>> start Data

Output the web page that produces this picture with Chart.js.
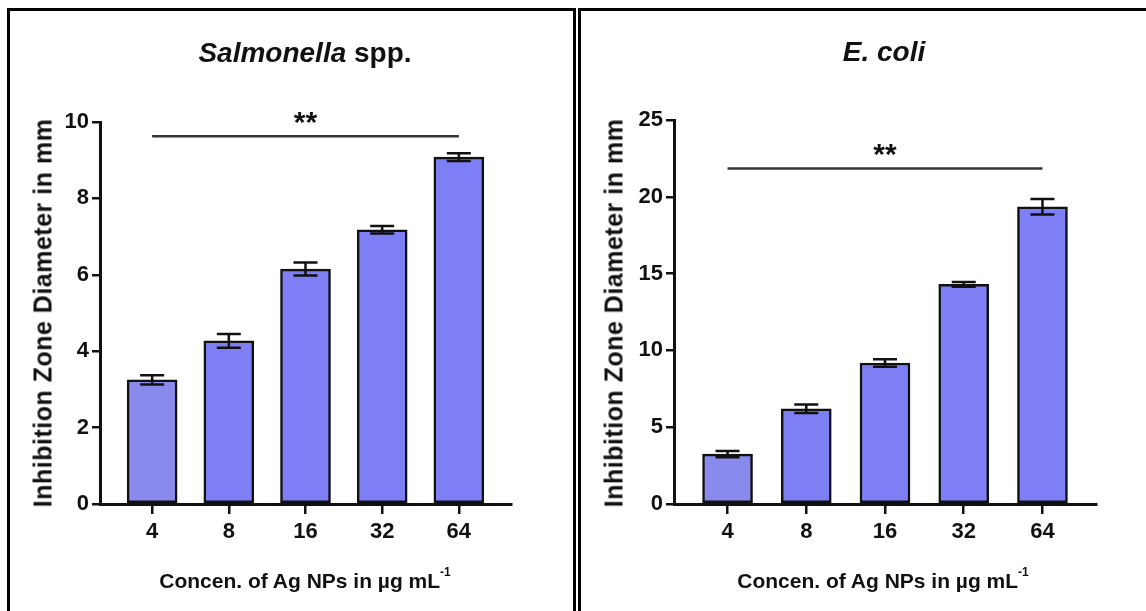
<!DOCTYPE html>
<html>
<head>
<meta charset="utf-8">
<script src="https://cdn.jsdelivr.net/npm/chart.js@4.4.1/dist/chart.umd.min.js"></script>
<style>
  html, body { margin: 0; padding: 0; background: #fff; width: 1146px; height: 611px; overflow: hidden; position: relative; }
  .panel { position: absolute; box-sizing: border-box; border: 3px solid #000; border-bottom: none; }
  #panel-a { left: 7px; top: 8px; width: 569px; height: 620px; }
  #panel-b { left: 578px; top: 8px; width: 600px; height: 620px; border-right: none; }
  canvas { position: absolute; top: 0; }
  #chart-a { left: 0; }
  #chart-b { left: 576px; }
  .txt { position: absolute; font-family: "Liberation Sans", Arial, sans-serif; font-weight: bold; color: #111; white-space: nowrap; transform: translate(-50%, -50%); }
  .title { font-size: 28px; }
  .ytitle { font-size: 25px; letter-spacing: 0.5px; transform: translate(-50%, -50%) rotate(-90deg); }
  .xtitle { font-size: 21px; }
  .xtitle sup { font-size: 12px; vertical-align: top; position: relative; top: -4px; }
</style>
</head>
<body>
<div class="panel" id="panel-a"></div>
<div class="panel" id="panel-b"></div>
<canvas id="chart-a" width="576" height="611"></canvas>
<canvas id="chart-b" width="570" height="611"></canvas>

<div class="txt title" style="left:305px;top:53px"><i>Salmonella</i> spp.</div>
<div class="txt title" style="left:884px;top:52px"><i>E. coli</i></div>
<div class="txt ytitle" style="left:43px;top:313px">Inhibition Zone Diameter in mm</div>
<div class="txt ytitle" style="left:614px;top:313px">Inhibition Zone Diameter in mm</div>
<div class="txt xtitle" style="left:305px;top:581px">Concen. of Ag NPs in µg mL<sup>-1</sup></div>
<div class="txt xtitle" style="left:883px;top:581px">Concen. of Ag NPs in µg mL<sup>-1</sup></div>

<script>
// concentrations (µg/mL) shown on the x axis
const doses = ["4", "8", "16", "32", "64"];

// mean inhibition zone (mm) and SD per concentration
const salmonellaMean = [3.25, 4.27, 6.15, 7.18, 9.08];
const salmonellaSd = [0.12, 0.18, 0.17, 0.1, 0.1];
const ecoliMean = [3.25, 6.2, 9.18, 14.3, 19.35];
const ecoliSd = [0.2, 0.27, 0.25, 0.15, 0.5];

// y axis ranges
const salmonellaMax = 10, salmonellaStep = 2;
const ecoliMax = 25, ecoliStep = 5;

// significance bar height and its label
const salmonellaSig = 9.63;
const ecoliSig = 21.85;
const sigLabel = "**";

const barColors = ["#8a8aec", "#7f7ff5", "#7f7ff5", "#7f7ff5", "#7f7ff5"];
const FONT = '"Liberation Sans", Arial, sans-serif';
const INK = "#111";

// SD whiskers + the bracket line with stars across all bars
const errorBars = {
  id: "errorBars",
  afterDatasetsDraw(chart, args, opts) {
    const { ctx, scales: { x, y } } = chart;
    const ds = chart.data.datasets[0];
    const meta = chart.getDatasetMeta(0);
    ctx.save();
    ctx.strokeStyle = INK;
    ctx.lineWidth = 2.5;
    meta.data.forEach((bar, i) => {
      const m = ds.data[i].y, s = opts.sd[i];
      const top = y.getPixelForValue(m + s), bot = y.getPixelForValue(m - s);
      const cap = 12;
      ctx.beginPath();
      ctx.moveTo(bar.x, top); ctx.lineTo(bar.x, bot);
      ctx.moveTo(bar.x - cap, top); ctx.lineTo(bar.x + cap, top);
      ctx.moveTo(bar.x - cap, bot); ctx.lineTo(bar.x + cap, bot);
      ctx.stroke();
    });

    const ly = y.getPixelForValue(opts.level);
    const x0 = x.getPixelForValue(0), x1 = x.getPixelForValue(doses.length - 1);
    ctx.strokeStyle = "#333";
    ctx.beginPath();
    ctx.moveTo(x0, ly); ctx.lineTo(x1, ly);
    ctx.stroke();
    ctx.fillStyle = INK;
    ctx.font = "bold 30px " + FONT;
    ctx.textAlign = "center";
    ctx.textBaseline = "alphabetic";
    ctx.fillText(opts.label, (x0 + x1) / 2, ly - 4);
    ctx.restore();
  }
};

function makeChart(id, means, sds, yMax, yStep, sig, pad) {
  return new Chart(document.getElementById(id), {
    type: "bar",
    data: {
      datasets: [{
        data: means.map((v, i) => ({ x: i, y: v })),
        backgroundColor: barColors,
        borderColor: INK,
        borderWidth: 2.5,
        borderSkipped: false,
        barThickness: 50
      }]
    },
    options: {
      responsive: false,
      animation: false,
      devicePixelRatio: 1,
      layout: { padding: pad },
      plugins: {
        legend: { display: false },
        tooltip: { enabled: false },
        errorBars: { sd: sds, level: sig, label: sigLabel }
      },
      scales: {
        x: {
          type: "linear",
          min: -0.68,
          max: doses.length - 1 + 0.68,
          offset: false,
          afterBuildTicks: (s) => { s.ticks = doses.map((_, i) => ({ value: i })); },
          afterFit: (s) => { s.height = 60; },
          grid: { display: true, drawOnChartArea: false, drawTicks: true, tickLength: 10, lineWidth: 2.5, color: INK, offset: false },
          border: { display: true, width: 3, color: INK },
          ticks: {
            callback: (v, i) => doses[i],
            color: INK,
            font: { family: FONT, size: 22, weight: "bold" },
            padding: 5,
            maxRotation: 0,
            autoSkip: false
          }
        },
        y: {
          min: 0,
          max: yMax,
          afterFit: (s) => { s.width = 60; },
          grid: { display: true, drawOnChartArea: false, drawTicks: true, tickLength: 8, lineWidth: 2.5, color: INK },
          border: { display: true, width: 3, color: INK },
          ticks: {
            stepSize: yStep,
            color: INK,
            font: { family: FONT, size: 22, weight: "bold" },
            padding: 3
          }
        }
      }
    },
    plugins: [errorBars]
  });
}

makeChart("chart-a", salmonellaMean, salmonellaSd, salmonellaMax, salmonellaStep, salmonellaSig,
  { left: 40, right: 65, top: 122, bottom: 47 });
makeChart("chart-b", ecoliMean, ecoliSd, ecoliMax, ecoliStep, ecoliSig,
  { left: 38, right: 50, top: 120, bottom: 47 });
</script>
</body>
</html>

>> end Data

Instruction: Each line above is to be copied verbatim. Drop any image from the copy.

Answer to the task:
Output the web page that produces this picture with Chart.js.
<!DOCTYPE html>
<html>
<head>
<meta charset="utf-8">
<script src="https://cdn.jsdelivr.net/npm/chart.js@4.4.1/dist/chart.umd.min.js"></script>
<style>
  html, body { margin: 0; padding: 0; background: #fff; width: 1146px; height: 611px; overflow: hidden; position: relative; }
  .panel { position: absolute; box-sizing: border-box; border: 3px solid #000; border-bottom: none; }
  #panel-a { left: 7px; top: 8px; width: 569px; height: 620px; }
  #panel-b { left: 578px; top: 8px; width: 600px; height: 620px; border-right: none; }
  canvas { position: absolute; top: 0; }
  #chart-a { left: 0; }
  #chart-b { left: 576px; }
  .txt { position: absolute; font-family: "Liberation Sans", Arial, sans-serif; font-weight: bold; color: #111; white-space: nowrap; transform: translate(-50%, -50%); }
  .title { font-size: 28px; }
  .ytitle { font-size: 25px; letter-spacing: 0.5px; transform: translate(-50%, -50%) rotate(-90deg); }
  .xtitle { font-size: 21px; }
  .xtitle sup { font-size: 12px; vertical-align: top; position: relative; top: -4px; }
</style>
</head>
<body>
<div class="panel" id="panel-a"></div>
<div class="panel" id="panel-b"></div>
<canvas id="chart-a" width="576" height="611"></canvas>
<canvas id="chart-b" width="570" height="611"></canvas>

<div class="txt title" style="left:305px;top:53px"><i>Salmonella</i> spp.</div>
<div class="txt title" style="left:884px;top:52px"><i>E. coli</i></div>
<div class="txt ytitle" style="left:43px;top:313px">Inhibition Zone Diameter in mm</div>
<div class="txt ytitle" style="left:614px;top:313px">Inhibition Zone Diameter in mm</div>
<div class="txt xtitle" style="left:305px;top:581px">Concen. of Ag NPs in µg mL<sup>-1</sup></div>
<div class="txt xtitle" style="left:883px;top:581px">Concen. of Ag NPs in µg mL<sup>-1</sup></div>

<script>
// concentrations (µg/mL) shown on the x axis
const doses = ["4", "8", "16", "32", "64"];

// mean inhibition zone (mm) and SD per concentration
const salmonellaMean = [3.25, 4.27, 6.15, 7.18, 9.08];
const salmonellaSd = [0.12, 0.18, 0.17, 0.1, 0.1];
const ecoliMean = [3.25, 6.2, 9.18, 14.3, 19.35];
const ecoliSd = [0.2, 0.27, 0.25, 0.15, 0.5];

// y axis ranges
const salmonellaMax = 10, salmonellaStep = 2;
const ecoliMax = 25, ecoliStep = 5;

// significance bar height and its label
const salmonellaSig = 9.63;
const ecoliSig = 21.85;
const sigLabel = "**";

const barColors = ["#8a8aec", "#7f7ff5", "#7f7ff5", "#7f7ff5", "#7f7ff5"];
const FONT = '"Liberation Sans", Arial, sans-serif';
const INK = "#111";

// SD whiskers + the bracket line with stars across all bars
const errorBars = {
  id: "errorBars",
  afterDatasetsDraw(chart, args, opts) {
    const { ctx, scales: { x, y } } = chart;
    const ds = chart.data.datasets[0];
    const meta = chart.getDatasetMeta(0);
    ctx.save();
    ctx.strokeStyle = INK;
    ctx.lineWidth = 2.5;
    meta.data.forEach((bar, i) => {
      const m = ds.data[i].y, s = opts.sd[i];
      const top = y.getPixelForValue(m + s), bot = y.getPixelForValue(m - s);
      const cap = 12;
      ctx.beginPath();
      ctx.moveTo(bar.x, top); ctx.lineTo(bar.x, bot);
      ctx.moveTo(bar.x - cap, top); ctx.lineTo(bar.x + cap, top);
      ctx.moveTo(bar.x - cap, bot); ctx.lineTo(bar.x + cap, bot);
      ctx.stroke();
    });

    const ly = y.getPixelForValue(opts.level);
    const x0 = x.getPixelForValue(0), x1 = x.getPixelForValue(doses.length - 1);
    ctx.strokeStyle = "#333";
    ctx.beginPath();
    ctx.moveTo(x0, ly); ctx.lineTo(x1, ly);
    ctx.stroke();
    ctx.fillStyle = INK;
    ctx.font = "bold 30px " + FONT;
    ctx.textAlign = "center";
    ctx.textBaseline = "alphabetic";
    ctx.fillText(opts.label, (x0 + x1) / 2, ly - 4);
    ctx.restore();
  }
};

function makeChart(id, means, sds, yMax, yStep, sig, pad) {
  return new Chart(document.getElementById(id), {
    type: "bar",
    data: {
      datasets: [{
        data: means.map((v, i) => ({ x: i, y: v })),
        backgroundColor: barColors,
        borderColor: INK,
        borderWidth: 2.5,
        borderSkipped: false,
        barThickness: 50
      }]
    },
    options: {
      responsive: false,
      animation: false,
      devicePixelRatio: 1,
      layout: { padding: pad },
      plugins: {
        legend: { display: false },
        tooltip: { enabled: false },
        errorBars: { sd: sds, level: sig, label: sigLabel }
      },
      scales: {
        x: {
          type: "linear",
          min: -0.68,
          max: doses.length - 1 + 0.68,
          offset: false,
          afterBuildTicks: (s) => { s.ticks = doses.map((_, i) => ({ value: i })); },
          afterFit: (s) => { s.height = 60; },
          grid: { display: true, drawOnChartArea: false, drawTicks: true, tickLength: 10, lineWidth: 2.5, color: INK, offset: false },
          border: { display: true, width: 3, color: INK },
          ticks: {
            callback: (v, i) => doses[i],
            color: INK,
            font: { family: FONT, size: 22, weight: "bold" },
            padding: 5,
            maxRotation: 0,
            autoSkip: false
          }
        },
        y: {
          min: 0,
          max: yMax,
          afterFit: (s) => { s.width = 60; },
          grid: { display: true, drawOnChartArea: false, drawTicks: true, tickLength: 8, lineWidth: 2.5, color: INK },
          border: { display: true, width: 3, color: INK },
          ticks: {
            stepSize: yStep,
            color: INK,
            font: { family: FONT, size: 22, weight: "bold" },
            padding: 3
          }
        }
      }
    },
    plugins: [errorBars]
  });
}

makeChart("chart-a", salmonellaMean, salmonellaSd, salmonellaMax, salmonellaStep, salmonellaSig,
  { left: 40, right: 65, top: 122, bottom: 47 });
makeChart("chart-b", ecoliMean, ecoliSd, ecoliMax, ecoliStep, ecoliSig,
  { left: 38, right: 50, top: 120, bottom: 47 });
</script>
</body>
</html>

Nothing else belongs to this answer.